Pamela Kadlec owns Just Ducky Kennel and is a professional trainer who specializes in Boykins for both retrieving and upland work. She's spent so much time with the dogs that she's written a book, Retriever Training For Spaniels.
Kadlec says the history of the Boykin spaniel is somewhat shrouded in mystery. What is known is that the breed originated from a small spaniel-type dog found in Spartanburg, S.C., in the early 1900s. A banker named Alexander White rescued the little dog and took it to his friend, Whit Boykin, who was experimenting with dog breeding to create a small multi-purpose retrieving breed. Boykin trained the little stray, which became a great hunter and the foundation of the Boykin spaniel breed. Other breeds involved in the development of the Boykin were Chesapeake Bay retrievers, Springer spaniels, cocker spaniels and American water spaniels.
The Boykin Spaniel Society formed in 1977, and by 1980 it had established a breed standard and begun a registry.
"The breed standard calls for a dog with no more white than a little allowed on the chest," Kadlec explains.
A dog must be between 15 and 18 inches and must weigh 30 to 40 pounds. Bitches are smaller, at 14 to 16 1/2 inches and 25 to 35 pounds. However, since this is such a recently developed breed, there's still a lot of variability in it.
"You can find some that are over 50 pounds and more than 18 inches tall," Kadlec notes. "Another breeder may have pups that weigh in under 25 pounds and under 14 inches tall. Some Boykins make great house dogs, but others are high-maintenance dogs that require daily exercise and training."

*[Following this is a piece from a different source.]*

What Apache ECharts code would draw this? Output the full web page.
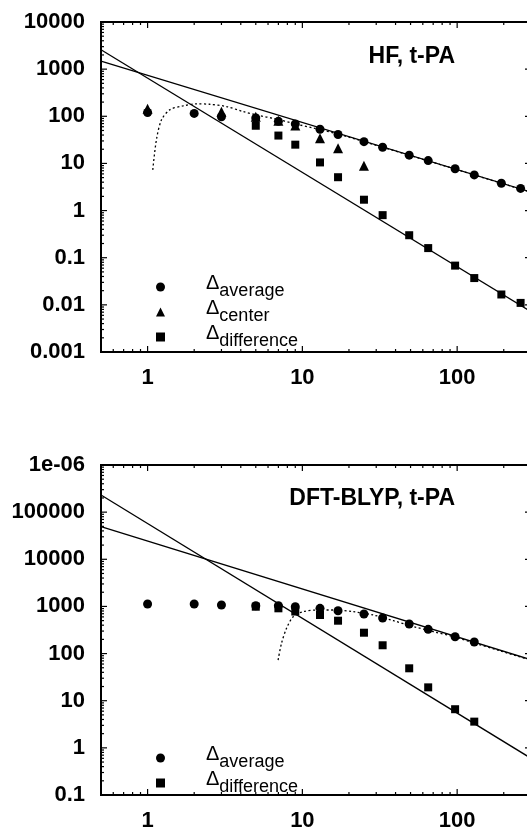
<!DOCTYPE html>
<html>
<head>
<meta charset="utf-8">
<script src="https://cdn.jsdelivr.net/npm/echarts@6/dist/echarts.min.js"></script>
<style>
html,body{margin:0;padding:0;background:#fff;}
#c1,#c2{width:527px;height:415px;}
</style>
</head>
<body>
<div id="c1"></div>
<div id="c2"></div>
<script>
// ---------------- data ----------------
const xLabelValues = [1, 10, 100];
const xLabels = ['1', '10', '100'];
const minorMultipliers = [2, 3, 4, 5, 6, 7, 8, 9];

// HF, t-PA
const hfYLabels = ['0.001', '0.01', '0.1', '1', '10', '100', '1000', '10000'];
const hfX = [1, 2, 3, 5, 7, 9, 13, 17, 25, 33, 49, 65, 97, 129, 193, 257];
const hfAverage = [120, 115, 98, 92, 78, 69, 53, 41, 29, 22, 15, 11.5, 7.7, 5.7, 3.8, 2.95];
const hfCenter = [145, null, 125, 98, 80, 64, 34, 21, 8.9, null, null, null, null, null, null, null];
const hfDifference = [null, null, null, 63, 39, 25, 10.5, 5.1, 1.7, 0.8, 0.30, 0.16, 0.068, 0.037, 0.0166, 0.011];
const hfSteepX = [0.5, 300];
const hfSteepY = [2570, 0.0072];
const hfShallowX = [0.5, 300];
const hfShallowY = [1480, 2.47];
const hfFitX = [1.08, 1.14, 1.23, 1.39, 1.69, 2.07, 2.52, 3.23, 4.14, 5.05, 6.8, 8.7, 12.4, 17, 25, 33, 49, 65, 97, 129, 193, 300];
const hfFitY = [7.3, 31.6, 84, 137, 166, 183, 180, 161, 126, 107, 87, 71, 54, 42, 29, 22, 15, 11.3, 7.6, 5.7, 3.8, 2.45];

// DFT-BLYP, t-PA
const dftYLabels = ['0.1', '1', '10', '100', '1000', '10000', '100000', '1e-06'];
const dftX = [1, 2, 3, 5, 7, 9, 13, 17, 25, 33, 49, 65, 97, 129];
const dftAverage = [1125, 1125, 1070, 1035, 1035, 986, 912, 811, 690, 568, 424, 327, 228, 176];
const dftDifference = [null, null, null, 986, 912, 780, 658, 498, 277, 150, 48.7, 19.2, 6.6, 3.6];
const dftSteepX = [0.5, 300];
const dftSteepY = [231000, 0.6];
const dftShallowX = [0.5, 300];
const dftShallowY = [49100, 74];
const dftFitX = [6.97, 7.33, 7.9, 8.72, 10.1, 12.35, 15.8, 21.3, 28.7, 38.8, 52.4, 70.4, 95, 127, 190, 300];
const dftFitY = [73, 165, 343, 606, 773, 839, 839, 773, 658, 498, 372, 291, 228, 170, 114, 72];

// ---------------- chart building ----------------
const FONT = "'Liberation Sans', Arial, Helvetica, sans-serif";

function pairs(xs, ys) {
  return xs.map((x, i) => [x, ys[i]]).filter(p => p[1] != null);
}

function buildOption(c) {
  const xMin = 0.5, xMax = 300;
  const yMin = Math.pow(10, c.yExpMin), yMax = Math.pow(10, c.yExpMin + c.yLabels.length - 1);
  const ticks = [];
  xLabelValues.forEach(v => ticks.push([v, yMin, 0]));
  for (let e = -1; e <= 2; e++) {
    minorMultipliers.forEach(m => {
      const v = m * Math.pow(10, e);
      if (v > xMin && v <= xMax) ticks.push([v, yMin, 1]);
    });
  }
  for (let i = 0; i < c.yLabels.length; i++) {
    const e = c.yExpMin + i;
    ticks.push([xMin, Math.pow(10, e), 2]);
    if (i < c.yLabels.length - 1) {
      minorMultipliers.forEach(m => ticks.push([xMin, m * Math.pow(10, e), 3]));
    }
  }

  const series = [];
  c.lines.forEach(l => series.push({
    type: 'line', data: pairs(l[0], l[1]), showSymbol: false, silent: true,
    lineStyle: { color: '#000', width: 1.3 }, z: 2, animation: false
  }));
  series.push({
    type: 'line', data: pairs(c.fit[0], c.fit[1]), showSymbol: false, silent: true, smooth: 0.3,
    lineStyle: { color: '#000', width: 1.3, type: [2, 2.5] }, z: 2, animation: false
  });
  c.scatters.forEach(s => series.push({
    type: 'scatter', name: s.name, data: pairs(c.x, s.y), symbol: s.symbol, symbolSize: s.size,
    itemStyle: { color: '#000', opacity: 1 }, z: 3, animation: false
  }));
  series.push({
    type: 'custom', data: ticks, silent: true, animation: false, z: 4, clip: false,
    encode: { x: 0, y: 1 },
    renderItem: function (params, api) {
      const cs = params.coordSys;
      const kind = api.value(2);
      const p = api.coord([api.value(0), api.value(1)]);
      const L = (kind === 0 || kind === 2) ? 6 : 3;
      const st = { stroke: '#000', lineWidth: 1.2 };
      let segs;
      if (kind < 2) {
        const b = cs.y + cs.height, t = cs.y;
        segs = [[p[0], b, p[0], b - L], [p[0], t, p[0], t + L]];
      } else {
        const l = cs.x, r = cs.x + cs.width;
        segs = [[l, p[1], l + L, p[1]], [r, p[1], r - L, p[1]]];
      }
      return {
        type: 'group',
        children: segs.map(s => ({ type: 'line', shape: { x1: s[0], y1: s[1], x2: s[2], y2: s[3] }, style: st }))
      };
    }
  });

  return {
    backgroundColor: '#fff',
    animation: false,
    grid: {
      left: 101, top: c.gridTop, width: 430, height: 330, containLabel: false, outerBoundsMode: 'none',
      show: true, borderColor: '#000', borderWidth: 2, backgroundColor: 'transparent'
    },
    xAxis: {
      type: 'log', logBase: 10, min: xMin, max: xMax,
      axisLine: { show: false }, axisTick: { show: false }, splitLine: { show: false },
      axisLabel: {
        margin: 15, fontSize: 22, fontWeight: 'bold', color: '#000', fontFamily: FONT,
        showMinLabel: false, showMaxLabel: false,
        formatter: function (v) {
          const i = xLabelValues.findIndex(t => Math.abs(Math.log10(v) - Math.log10(t)) < 1e-6);
          return i >= 0 ? xLabels[i] : '';
        }
      }
    },
    yAxis: {
      type: 'log', logBase: 10, min: yMin, max: yMax,
      axisLine: { show: false }, axisTick: { show: false }, splitLine: { show: false },
      axisLabel: {
        margin: 16, fontSize: 22, fontWeight: 'bold', color: '#000', fontFamily: FONT,
        formatter: function (v) {
          const i = Math.round(Math.log10(v)) - c.yExpMin;
          return c.yLabels[i] !== undefined ? c.yLabels[i] : '';
        }
      }
    },
    legend: {
      left: 156, top: c.legendTop, orient: 'vertical', itemGap: -3, itemWidth: 9, itemHeight: 9,
      padding: 0, selectedMode: false, data: c.scatters.map(s => s.name),
      formatter: n => '{d|Δ}{s|' + n + '}',
      textStyle: {
        color: '#000', fontFamily: FONT,
        rich: {
          d: { fontSize: 20, lineHeight: 20, padding: [0, 0, 8, 36], fontFamily: FONT, color: '#000' },
          s: { fontSize: 18, lineHeight: 20, padding: [8, 0, 0, 0], fontFamily: FONT, color: '#000' }
        }
      }
    },
    graphic: [{
      type: 'text', right: 527 - 455, top: c.titleY - 12,
      style: { text: c.title, fontSize: 23, fontWeight: 'bold', fontFamily: FONT, fill: '#000', textAlign: 'right' }
    }],
    series: series
  };
}

const chart1 = echarts.init(document.getElementById('c1'), null, { renderer: 'canvas' });
chart1.setOption(buildOption({
  title: 'HF, t-PA', titleY: 57.5, gridTop: 22, legendTop: 273,
  yLabels: hfYLabels, yExpMin: -3, x: hfX,
  lines: [[hfSteepX, hfSteepY], [hfShallowX, hfShallowY]],
  fit: [hfFitX, hfFitY],
  scatters: [
    { name: 'average', y: hfAverage, symbol: 'circle', size: 9 },
    { name: 'center', y: hfCenter, symbol: 'triangle', size: 10 },
    { name: 'difference', y: hfDifference, symbol: 'rect', size: 8 }
  ]
}));

const chart2 = echarts.init(document.getElementById('c2'), null, { renderer: 'canvas' });
chart2.setOption(buildOption({
  title: 'DFT-BLYP, t-PA', titleY: 84, gridTop: 50, legendTop: 329,
  yLabels: dftYLabels, yExpMin: -1, x: dftX,
  lines: [[dftSteepX, dftSteepY], [dftShallowX, dftShallowY]],
  fit: [dftFitX, dftFitY],
  scatters: [
    { name: 'average', y: dftAverage, symbol: 'circle', size: 9 },
    { name: 'difference', y: dftDifference, symbol: 'rect', size: 8 }
  ]
}));
</script>
</body>
</html>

Since its standardization, the breed has achieved recognition by the UKC and the North American Hunting Retriever Association, and it's gained in popularity across the United States.
"In 1984, opening day of dove season was named Boykin Spaniel Day," Kadlec says, beaming. "And in 1985, the Boykin was named the State Dog of South Carolina."
If the hunting ability of the Boykin could be distilled into one word, that word would be "versatile."
"Nowadays the Boykin is the perfect all-around hunting companion," Kadlec says. "He'll fetch your doves and ducks, flush and fetch your quail and pheasants, and track your wounded deer."